Be a Content Curator with Your Blog

A content curator is someone who makes sense of the enormous amount of information available online and presents it in a consistent and trustworthy way so that their followers respect their expertise in knowing and recognizing trends and relevant information. As Rohit Bhargava explains, “they continually finds, groups, organizes and shares the best and most relevant content on a specific issue online.”

Too Much Information, Not Enough Time

To further explain the need for a curator consider the quantity of information and data that is available on the web. Rohit Bhargava explains further that:

In the near future, experts predict that data on the web will double every 72 hours. The detached analysis of an algorithm will no longer be enough to find what we are looking for. To satisfy the people’s hunger for great information on any topic imaginable, there will need to be a new category of individual working online. Someone whose job it is not to create more content, but to make sense of everything that others are creating.

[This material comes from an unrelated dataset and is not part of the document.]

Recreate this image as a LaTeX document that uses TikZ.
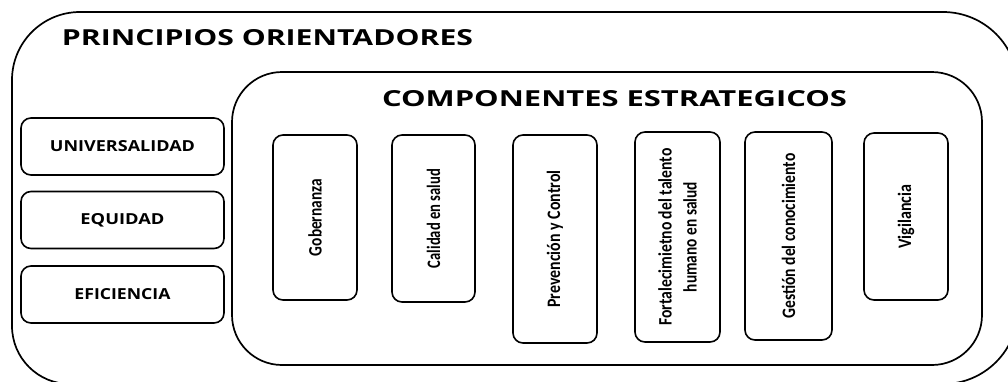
\documentclass[tikz,border=0pt]{standalone}
\usepackage{fontspec}
\setmainfont{Open Sans}
\newfontfamily\titlefont{Open Sans}
\newfontfamily\compfont{Carlito}
\newcommand{\fitw}[2]{\resizebox{#1}{\height}{#2}}
\begin{document}
\begin{tikzpicture}[x=1pt,y=-1pt,
  frame/.style={draw=black, line width=1.7pt},
  principle/.style={draw=black, line width=1.6pt, rounded corners=10pt,
    minimum width=203pt, minimum height=57pt, inner sep=0pt,
    font=\titlefont\bfseries},
  compbox/.style={draw=black, line width=1.6pt, rounded corners=10pt,
    inner sep=0pt, rotate=90, font=\compfont\bfseries\fontsize{19}{25}\selectfont,
    align=center},
  title/.style={inner sep=0pt, anchor=base, font=\titlefont\bfseries}
]
\clip (0,0) rectangle (1008,381);
\fill[white] (0,0) rectangle (1008,381);
% outer frame
\draw[frame] (12,200) [rounded corners=68pt] -- (12,12) [rounded corners=75pt] -- (1018,12) -- (1018,384) [rounded corners=58pt] -- (12,384) -- cycle;
\node[title] (t1) at (267.5,45.5) {\resizebox{411pt}{16pt}{PRINCIPIOS ORIENTADORES}};
% inner frame
\node[frame, rounded corners=50pt, minimum width=750pt, minimum height=293pt, inner sep=0pt] (inner) at (607,218.5) {};
\node[title] (t2) at (614.5,106) {\resizebox{465pt}{16pt}{COMPONENTES ESTRATEGICOS}};
% principles
\node[principle] (u) at (122.5,146.5) {\resizebox{145pt}{11pt}{UNIVERSALIDAD}};
\node[principle] (e) at (122.5,220) {\resizebox{84pt}{11pt}{EQUIDAD}};
\node[principle] (f) at (122.5,294.5) {\resizebox{96pt}{11pt}{EFICIENCIA}};
% components (rotated: minimum width = vertical extent)
\node[compbox, minimum width=165pt, minimum height=84pt] (c1) at (315,217.5) {\fitw{77pt}{Gobernanza}};
\node[compbox, minimum width=167pt, minimum height=83pt] (c2) at (433.5,218.5) {\fitw{99pt}{Calidad en salud}};
\node[compbox, minimum width=208pt, minimum height=84pt] (c3) at (555,239) {\fitw{137pt}{Prevención y Control}};
\node[compbox, minimum width=210pt, minimum height=85pt] (c4) at (677.5,237) {\fitw{177pt}{Fortalecimietno del talento}\\\fitw{110pt}{humano en salud}};
\node[compbox, minimum width=208pt, minimum height=87pt] (c5) at (788.5,236) {\fitw{165pt}{Gestión del conocimiento}};
\node[compbox, minimum width=167pt, minimum height=84pt] (c6) at (906,216.5) {\fitw{64pt}{Vigilancia}};
\end{tikzpicture}
\end{document}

In other words, the current method that Google uses will eventually fail to be able to keep up with the amount of data available on the internet. As a result, finding curators who gather and sort data and content within your interests will be critical., my Favorite Curator is a perfect example of a blog whose owner is a content curator. Jason Kottke offers multiple possible explanations of his blog, some of which include:

  • My wunderkammer. Wunderkammer is a German word meaning, roughly, “cabinet of wonders” or “cabinet of curiousities”. Julian Dibbell wrote about weblogs as wunderkammers for the dearly-departed Feed.
  • An attempt to track and make sense of “material that connects the insights of science and culture, rather than using one to dismantle the other”
  • Sheer egoism, aesthetic enthusiasm, historical impulse, and even a bit of political purpose.

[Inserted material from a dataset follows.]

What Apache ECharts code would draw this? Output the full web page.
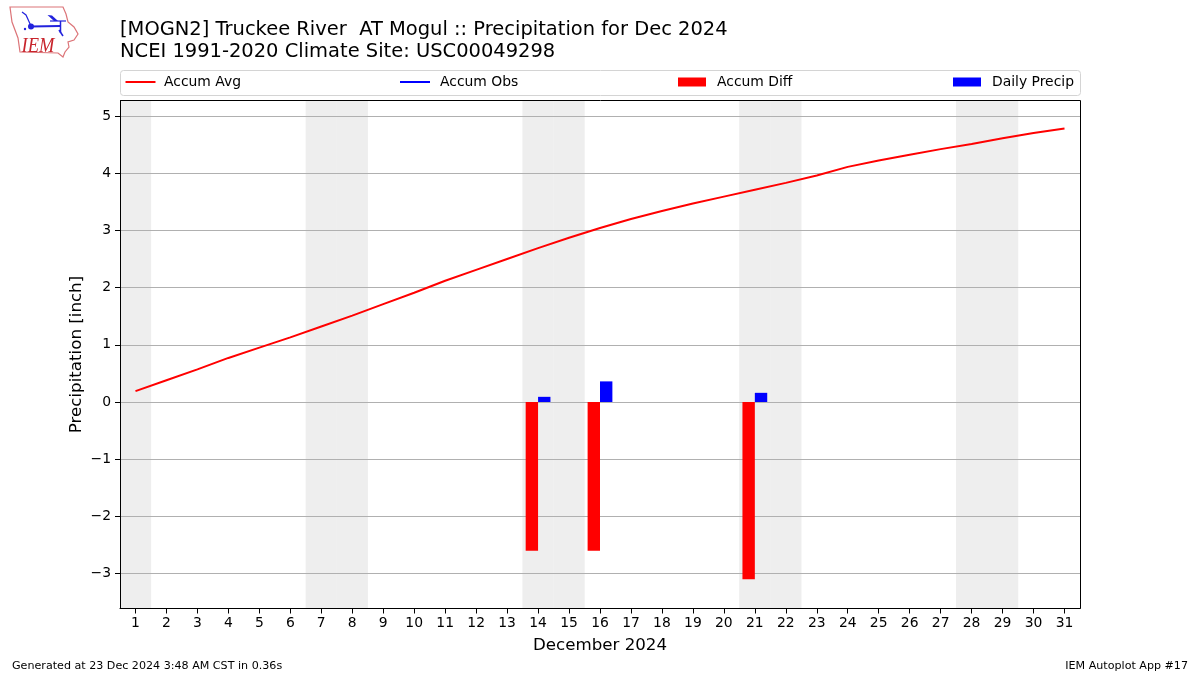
<!DOCTYPE html>
<html><head><meta charset="utf-8">
<script src="https://cdn.jsdelivr.net/npm/echarts@6/dist/echarts.min.js"></script>
<style>html,body{margin:0;padding:0;background:#fff}#c{width:1200px;height:675px}</style>
</head><body><div id="c"></div>
<script>
const days = ['1','2','3','4','5','6','7','8','9','10','11','12','13','14','15','16','17','18','19','20','21','22','23','24','25','26','27','28','29','30','31'];
const accumAvg = [0.19,0.38,0.57,0.77,0.95,1.13,1.32,1.51,1.71,1.91,2.12,2.31,2.50,2.69,2.87,3.04,3.20,3.34,3.47,3.59,3.71,3.83,3.96,4.11,4.22,4.32,4.42,4.51,4.61,4.70,4.78];
const accumObs = [];
const accumDiff = [null,null,null,null,null,null,null,null,null,null,null,null,null,-2.6,null,-2.6,null,null,null,null,-3.1,null,null,null,null,null,null,null,null,null,null];
const dailyPrecip = [null,null,null,null,null,null,null,null,null,null,null,null,null,0.09,null,0.36,null,null,null,null,0.16,null,null,null,null,null,null,null,null,null,null];
const weekend = [1,0,0,0,0,0,1,1,0,0,0,0,0,1,1,0,0,0,0,0,1,1,0,0,0,0,0,1,1,0,0];
const yTicks = [-3,-2,-1,0,1,2,3,4,5];
const titleLines = '[MOGN2] Truckee River  AT Mogul :: Precipitation for Dec 2024\nNCEI 1991-2020 Climate Site: USC00049298';
const F = 'DejaVu Sans';
const chart = echarts.init(document.getElementById('c'), null, {renderer:'canvas'});
const legendItem = (name,left,w,h,pad) => ({show:true,data:[{name,icon:'rect'}],left,top:75,itemWidth:w,itemHeight:h,itemGap:0,padding:0,
  textStyle:{fontFamily:F,fontSize:13.9,color:'#000',padding:[0,0,0,pad]},selectedMode:false});
chart.setOption({
  animation:false,
  backgroundColor:'#fff',
  title:{text:titleLines,left:120,top:19.5,padding:0,textStyle:{fontFamily:F,fontSize:19.48,fontWeight:'normal',color:'#000',lineHeight:21.5}},
  legend:[legendItem('Accum Avg',125.5,30,2,3.5),legendItem('Accum Obs',400,30,2,5),legendItem('Accum Diff',678,28,9,6),legendItem('Daily Precip',953,28,9,6)],
  grid:{left:120,right:120,top:100.5,bottom:66.5,show:false},
  xAxis:[
    {type:'category',data:days,gridIndex:0,z:1,name:'December 2024',nameLocation:'middle',nameGap:28.5,
     nameTextStyle:{fontFamily:F,fontSize:16.67,color:'#000'},
     axisLine:{show:true,onZero:false,lineStyle:{color:'#000',width:1}},
     axisTick:{show:true,alignWithLabel:true,length:5,lineStyle:{color:'#000',width:1}},
     axisLabel:{interval:0,fontFamily:F,fontSize:13.9,color:'#000',margin:8},splitLine:{show:false}},
    {type:'category',data:days,gridIndex:0,show:false}
  ],
  yAxis:[
    {type:'value',min:-3.61,max:5.27,gridIndex:0,z:1,name:'Precipitation [inch]',nameLocation:'middle',nameGap:35,nameMoveOverlap:false,
     nameTextStyle:{fontFamily:F,fontSize:16.67,color:'#000'},
     axisLine:{show:true,onZero:false,lineStyle:{color:'#000',width:1}},
     axisTick:{show:true,length:5,customValues:yTicks,lineStyle:{color:'#000',width:1}},
     axisLabel:{customValues:yTicks,fontFamily:F,fontSize:13.9,color:'#000',margin:9,formatter:v=>String(v).replace('-','\u2212')},
     splitLine:{show:true,lineStyle:{color:'#b0b0b0',width:1}}},
    {type:'value',min:0,max:1,gridIndex:0,show:false}
  ],
  series:[
    {name:'Weekend',type:'bar',xAxisIndex:1,yAxisIndex:1,data:weekend,barWidth:'101%',z:0,silent:true,itemStyle:{color:'#eeeeee'}},
    {name:'Accum Avg',type:'line',data:accumAvg,symbol:'none',z:5,lineStyle:{color:'#ff0000',width:2},itemStyle:{color:'#ff0000'}},
    {name:'Accum Obs',type:'line',data:accumObs,symbol:'none',z:5,lineStyle:{color:'#0000ff',width:2},itemStyle:{color:'#0000ff'}},
    {name:'Accum Diff',type:'bar',data:accumDiff,barWidth:'40%',barGap:0,z:3,itemStyle:{color:'#ff0000'}},
    {name:'Daily Precip',type:'bar',data:dailyPrecip,barWidth:'40%',barGap:0,z:3,itemStyle:{color:'#0000ff'}}
  ],
  graphic:[
    {type:'rect',z:100,shape:{x:120.5,y:100.5,width:960,height:508},style:{fill:'none',stroke:'#000',lineWidth:1},silent:true},
    {type:'rect',shape:{x:120.5,y:70.5,width:960,height:25,r:3},style:{fill:'none',stroke:'#d4d4d4',lineWidth:1},silent:true},
    {type:'text',style:{x:12,y:661,text:'Generated at 23 Dec 2024 3:48 AM CST in 0.36s',font:'11.12px "DejaVu Sans"',fill:'#000'}},
    {type:'text',style:{x:1188,y:661,text:'IEM Autoplot App #17',font:'11.12px "DejaVu Sans"',fill:'#000',align:'right'}},
    {type:'polygon',shape:{points:[[10,7],[63,7],[66,14],[68,22],[74,27],[78,34],[74,40],[68,42],[69,47],[65,52],[63,57],[58,53],[20,52],[18,38],[12,22]]},style:{fill:'none',stroke:'#dc7478',lineWidth:1.2}},
    {type:'polyline',shape:{points:[[31,26.5],[60,26]]},style:{stroke:'#2222dd',lineWidth:2,fill:'none'}},
    {type:'polyline',shape:{points:[[31,26],[26,15],[22,12]]},style:{stroke:'#2222dd',lineWidth:1.2,fill:'none'}},
    {type:'polyline',shape:{points:[[60.5,21],[60.5,33]]},style:{stroke:'#2222dd',lineWidth:1.5,fill:'none'}},
    {type:'polyline',shape:{points:[[59,30],[63,36]]},style:{stroke:'#2222dd',lineWidth:1.5,fill:'none'}},
    {type:'polygon',shape:{points:[[47.5,15],[52,15.5],[58,21],[54,21]]},style:{fill:'#2222dd'}},
    {type:'circle',shape:{cx:31,cy:26.5,r:3},style:{fill:'#2222dd'}},
    {type:'circle',shape:{cx:25,cy:29,r:1.2},style:{fill:'#2222dd'}},
    {type:'polyline',shape:{points:[[50,21],[66,21]]},style:{stroke:'#2222dd',lineWidth:1.2,fill:'none'}},
    {type:'text',position:[21.5,35.5],scaleX:0.84,style:{x:0,y:0,text:'IEM',font:'italic 22px "Liberation Serif"',fill:'#c8242c'}}
  ]
});
</script></body></html>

However it is simply a fantastic source for some of the greatest links, trivia, videos and viral conversations that are happening online. I can count on the blog to provide me with a regular diet of uniquely interesting links. This combination of unique and interesting is what makes this site work and keeps it at the top of my list.

Be a Source for Interesting Things

Use your blog as a resource for your visitors to find a personalized, qualified selection of the best content on a specific topic. You will need to do the hard work of sifting through the content within your topic area. This effort involves significantly more than finding and regurgitating links. A good curator must be skilled at

  • locating and evaluating valuable information
  • organizing and connecting
  • creating and re-purposing
  • building trusted relationships with learners and other curators

Bottom line: “Curation,” says Sayid Ali, owner of, “gathers all these fragmented pieces of information to one location, allowing people to get access to more specialized content.” They help navigate readers through the vast ocean of content, and while doing so, create a following based on several factors: trust, taste and tools.

Be Connected and Credible

Find people who are already doing a great job making sense of the areas you care about. Follow them. Engage with them. Encourage them. Also find people who cover areas that might seem to be unrelated but where you are able to make some type of unexpected connection.

Torie Rose DeGhett, a staff writer at Current Intelligence says, “The point is to share [news items] and lead people to it, not to claim it as your own… [But] my selection of sources is intended to make an argument, and to support certain things, not to present everything that’s out there or every side.”



  1. Avatar BL1Y says:

    I guess “curator” sounds more dignified than “aggregator.”

    • Sam Glover Sam G. says:

      They are very different concepts. An aggregator does not discriminate, while a curator does.

      • Avatar BL1Y says:

        Not every bit of news ends up on Drudge Report or HuffPo, or the ABA Journal, or Above the Law’s Morning Docket and Non-Sequiturs. That’s news aggregation with discrimination.

        Out in the brick and mortar world, curators have a responsibility to preserve the things in their collection, and the items in the collection are generally unique to the institution (thus the need to protect them). Neither of those features is mimicked by a news aggregating or filtering site.

  2. Avatar Wade Coye says:

    “You will need to do the hard work of sifting through the content within your topic area.” It definitely takes practice to find an interesting topic to blog about that falls within one or more of my common practice areas. I can say alot about personal injuries, workers’ compensation, or disability, but would someone want to read it? Making the post relevant and interesting is the most difficult part.

  3. This is essentially what I have done on my research blog “Researching Women as Lawyers” ( I am entering law school in the fall and as a senior thesis project for undergrad, I reviewed over 80 scholarly journal articles on topics ranging from women’s disparity in law school, women’s inequality as lawyers, as judges, etc. Some of the articles I read are over 100 pages long and I condensed each article into just a few short, concise paragraphs so that readers interested in this topic can quickly learn about the available research in this area without having to devote many hours. If after reading my short summary, someone would want to read the entire article, I include a bibliographic citation at the end of every blog post so that they may access the full article. I also have a “source citations” page that allows readers to quickly see all of the articles I read. If there is one they would like to know more about, they can click on the author’s name and be directed to my summary on that article. I hope that by dedicating so much time on this topic and making my findings easily accessible that I will encourage continued interest on women in the legal profession.